That Amazon is readying a fleet of drones to drop off packages to customers seems like yet another example of the company’s cutting edge. The project could go live as early as 2015, after the US approves laws for commercial use of unmanned aerial vehicles (UAVs), but a slew of companies around the world are already leaps ahead of Amazon.
Flirtey, the drone of Zookal, an Australian textbook rental startup, will begin dropping off book orders to Sydney residents as soon as March 2014 (here’s video clip of Flirtey in flight). Zookal’s fleet of six Flirteys can deliver packages within two to three minutes, locating the customer via the Flirtey Android app. The drones’ anti-collision technology prevents them from smashing into things—something that’s proved a challenge for other Sydney-based drones.

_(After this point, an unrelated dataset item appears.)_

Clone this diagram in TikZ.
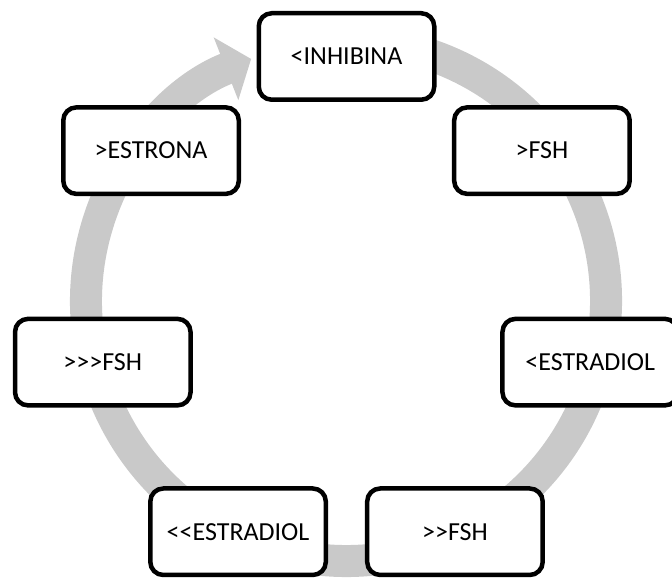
\documentclass[tikz,border=0pt]{standalone}
\usepackage{fontspec}
\setmainfont{Carlito}[Ligatures=TeXOff]
\usetikzlibrary{arrows.meta,calc}
\definecolor{ringgray}{RGB}{201,201,201}
\begin{document}
\begin{tikzpicture}[x=1pt,y=1pt,
  stage/.style={draw=black, line width=4.5pt, fill=white, rounded corners=13pt,
    minimum width=175.5pt, minimum height=86.5pt, inner sep=0pt,
    font=\fontsize{26}{31}\selectfont},
  ring/.style={draw=ringgray, line width=32pt}]
\clip (0,0) rectangle (672,578);
% centres of the circular arrow and of the ring of stages
\coordinate (rc) at (346,277);
\coordinate (nc) at (346.5,271.5);
% grey circular arrow running clockwise behind the stages
\draw[ring, -{Triangle[width=66pt,length=27pt]}]
  ($(rc)+(80:260)$) arc[start angle=80, end angle=-248.6, radius=260];
% the seven stages of the cycle
\node[stage] (inh) at ($(nc)+(90:250)$) {<INHIBINA};
\node[stage] (fsha) at ($(nc)+(38.57:250)$) {>FSH};
\node[stage] (esta) at ($(nc)+(-12.86:250)$) {<ESTRADIOL};
\node[stage] (fshb) at ($(nc)+(-64.29:250)$) {>>FSH};
\node[stage] (estb) at ($(nc)+(-115.71:250)$) {<<ESTRADIOL};
\node[stage] (fshc) at ($(nc)+(-167.14:250)$) {>>>FSH};
\node[stage] (estr) at ($(nc)+(141.43:250)$) {>ESTRONA};
\end{tikzpicture}
\end{document}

While the Australian flight authority still has to approve Zookal’s plans, commercial drones are allowed to fly within 122 meters (400 feet) of the ground.
Australia’s looser regulations could help make it a commercial drone pioneer. “As one of the few countries in the world to allow commercial drone activities, Australia is uniquely placed to create a new drone industry and shape the development of regulations in this space,” Zookal CEO Ahmed Haider told The Verge. The company’s joint-venture partner, a startup called Vimbra, is now signing up other businesses for drone deliveries, reports PandoDaily.
Breathing down Zookal’s neck is Shunfeng Express, one of China’s biggest parcel delivery services, which began testing drone delivery back in September. The city police where SF Express is testing its drones, which can fly as high as 100 meters, are so far permitting the drone flights. According to Chinese media reports, SF Express insiders say the company has successfully completed drone testing (links in Chinese).